Joe rode motorcycles as a young man and though his two brothers got motorcycle licenses, he did not.

“They were always saying that I should, but I never did. I was working, married,” he says. “For 40 years I didn’t ride motorcycles.”

But then Joe turned 60.

“I thought if I didn’t do it then, I never would,” he says.

So he bought a bike, and got a license. Now he is on this third bike, a Harley-Davison Tri Glide Ultra. What that means, translated from motorcyclese, is that Joe’s bike has three wheels. That makes it more stable, particularly when he has to come to a stop.

“You can’t fall off a three-wheeler,” he says, explaining on an earlier two-wheel bike he caught a pants’ cuff as he put his feet down to stop and the bike fell over. “If I had not had a helmet on, I would have been crushed.”

Joe says 34 motorcyclists will depart from Palm Beach. Their first day of their trip will be the most demanding, covering 400 miles to bring the riders out of the Florida heat to Georgia. Then the motorcyclists will cover 300 miles a day.

Every hour and a half the riders, who will be escorted by state police, will stop to fill their gas tanks and stretch their legs. Joe’s bike has a luggage rack. but that will not be necessary as a tractor-trailer will carry their bags from one stop to the next.

Arriving at that day’s destination will be special and not only because it means Joe can get off the bike. He is philosophical about the consequences of sitting in the cycle’s saddle for hours every day.

“There’s nothing you can do. The seats are what they are,” he says.

At every evening stop there will be a dinner for the riders with Special Olympics participants from the area in attendance.

“I am really looking forward to that,” Joe says.

What Joe worries about during the ride itself is the weather.

“Torrential rain; we ride rain or shine, I suppose, maybe not in a hurricane,” he says. “But what are the chances of going six days without rain on the East coast?”

The ride fits perfectly into Joe’s new schedule. He retired earlier this month as a multimedia sales manager at the Norwich Bulletin. He has his own small graphic arts company and expects to continue doing business, and he also is an artist, mostly working with oil pastels.

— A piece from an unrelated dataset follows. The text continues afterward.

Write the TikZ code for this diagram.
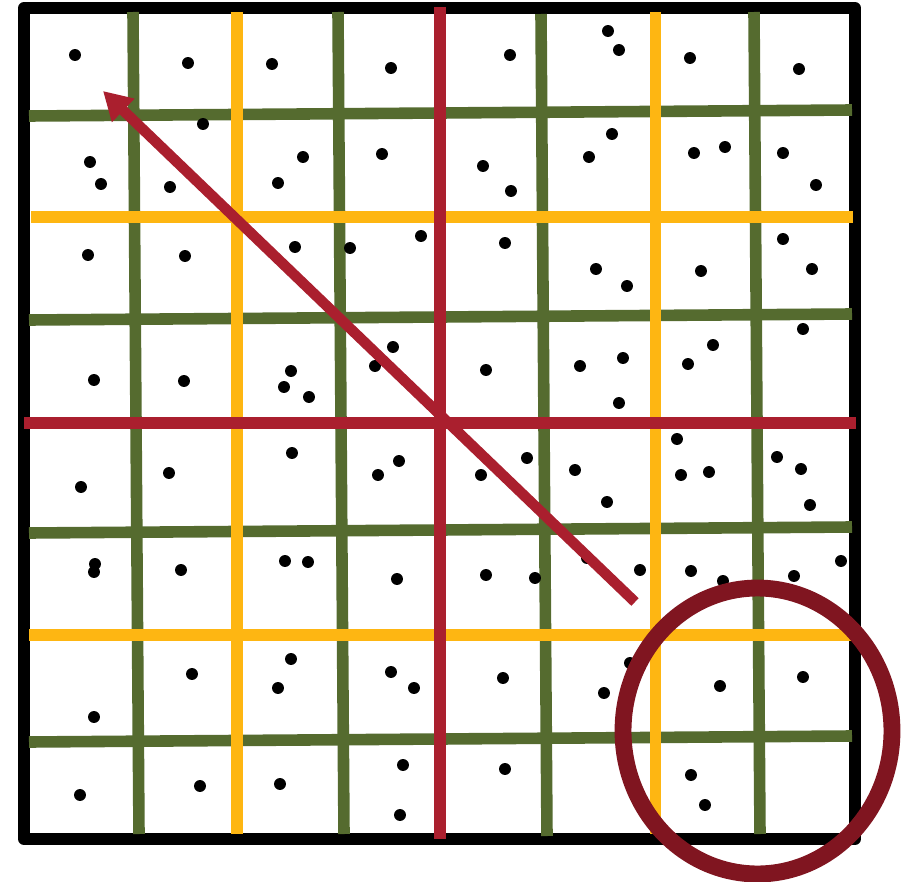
\documentclass[tikz,border=0pt]{standalone}
\usetikzlibrary{arrows.meta}

\definecolor{finegreen}{RGB}{85,107,47}
\definecolor{midyellow}{RGB}{254,182,18}
\definecolor{coarsered}{RGB}{170,31,46}
\definecolor{focusred}{RGB}{128,21,32}

\begin{document}
\begin{tikzpicture}[
  x=0.02cm,
  y=-0.02cm,
  frame/.style={draw=black, line width=6.8pt, line join=round},
  finesplit/.style={draw=finegreen, line width=6.6pt},
  midsplit/.style={draw=midyellow, line width=6.8pt},
  coarsesplit/.style={draw=coarsered, line width=6.8pt},
  sample/.style={fill=black},
  query/.style={
    draw=coarsered,
    line width=6pt,
    -{Triangle[length=16pt,width=17.5pt]}
  },
  focus/.style={draw=focusred, line width=9.6pt}
]
\useasboundingbox (0,0) rectangle (917,882);

% ---------------------------------------------------------------------------
% Outer domain
% ---------------------------------------------------------------------------
\path[frame] (24,8) rectangle (855,839);

% ---------------------------------------------------------------------------
% Finest level (green)
% ---------------------------------------------------------------------------
\draw[finesplit] (133,12) -- (139,834);
\draw[finesplit] (338,12) -- (344,834);
\draw[finesplit] (541,14) -- (547,836);
\draw[finesplit] (754,12) -- (760,834);
\draw[finesplit] (29,116) -- (852,110);
\draw[finesplit] (29,320) -- (852,314);
\draw[finesplit] (29,533) -- (852,527);
\draw[finesplit] (29,742) -- (852,736);

% ---------------------------------------------------------------------------
% Middle level (yellow)
% ---------------------------------------------------------------------------
\draw[midsplit] (237,12) -- (237,834);
\draw[midsplit] (655.5,12) -- (655.5,834);
\draw[midsplit] (31,217) -- (853,217);
\draw[midsplit] (29,635) -- (851,635);

% ---------------------------------------------------------------------------
% Coarsest level (red)
% ---------------------------------------------------------------------------
\draw[coarsesplit] (440,7) -- (440,839);
\draw[coarsesplit] (24,423) -- (856,423);

% ---------------------------------------------------------------------------
% Sample points
% ---------------------------------------------------------------------------
\foreach \px/\py in {
  75/55, 188/63, 272/64, 391/68, 510/55, 608/31, 619/50, 690/58, 799/69,
  203/124, 90/162, 101/184, 170/187, 303/157, 278/183, 382/154,
  483/166, 511/191, 589/157, 612/134, 694/153, 725/147, 783/153, 816/185,
  88/255, 185/256, 295/247, 350/248, 421/236, 505/243, 596/269, 627/286,
  701/271, 783/239, 812/269,
  803/329, 94/380, 184/381, 291/371, 284/387, 309/397, 375/366, 393/347,
  486/370, 580/366, 623/358, 619/403, 688/364, 713/345,
  677/439, 81/487, 169/473, 292/453, 378/475, 399/461, 481/475, 527/458,
  575/470, 607/502, 681/475, 709/472, 777/457, 801/469, 810/505,
  95/564, 94/572, 181/570, 285/561, 308/562, 397/579, 486/575, 535/578,
  587/558, 640/570, 691/571, 723/581, 794/576, 841/561,
  192/674, 291/659, 278/688, 391/672, 414/688, 503/678, 630/663, 604/693,
  720/686, 803/677, 94/717,
  80/795, 200/786, 280/784, 403/765, 400/815, 505/769, 691/775, 705/805}
  \fill[sample] (\px,\py) circle[radius=3.4pt];

% ---------------------------------------------------------------------------
% Query direction and highlighted region
% ---------------------------------------------------------------------------
\coordinate (qstart) at (635,602);
\coordinate (qend) at (103,91);
\draw[query] (qstart) -- (qend);

\draw[focus] (757.5,731) ellipse[x radius=2.69cm, y radius=2.86cm];

\end{tikzpicture}
\end{document}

“Expensive crayons,” he explains.

He does still life and also plans to develop a business doing pictures of people’s pet animals. But he doesn’t want to get too busy.

“I don’t want to do too much. After all, I’m retired,” he says.

Joe, who graduated from Paier College of Art in Hamden, grew up in New Britain and actually went to school with one of the other Essex motorcyclists on the Dream Ride, Bill Niedbala. The two met in 3rd grade at Holy Cross Elementary School and went to Pulaski High School together. Years later Joe bumped into Bill shopping at Walmart. After each asked what the other was doing there, they established that they lived little more than a mile away from each other.

When Joe tells people about the upcoming motorcycle trip, he says he often gets the same reaction: Omigosh, you are doing a ride that long. He admits it is more motorcycling than he has ever done.

“But I’m doing it and I’m very excited,” he says.

In fact, he adds if it works out, he can see a future where he and Cheryl do the ride every year.

No matter how often they do it, however, Joe says that one thing will not change: Cheryl sits behind him.

“She’s never going to drive,” he says.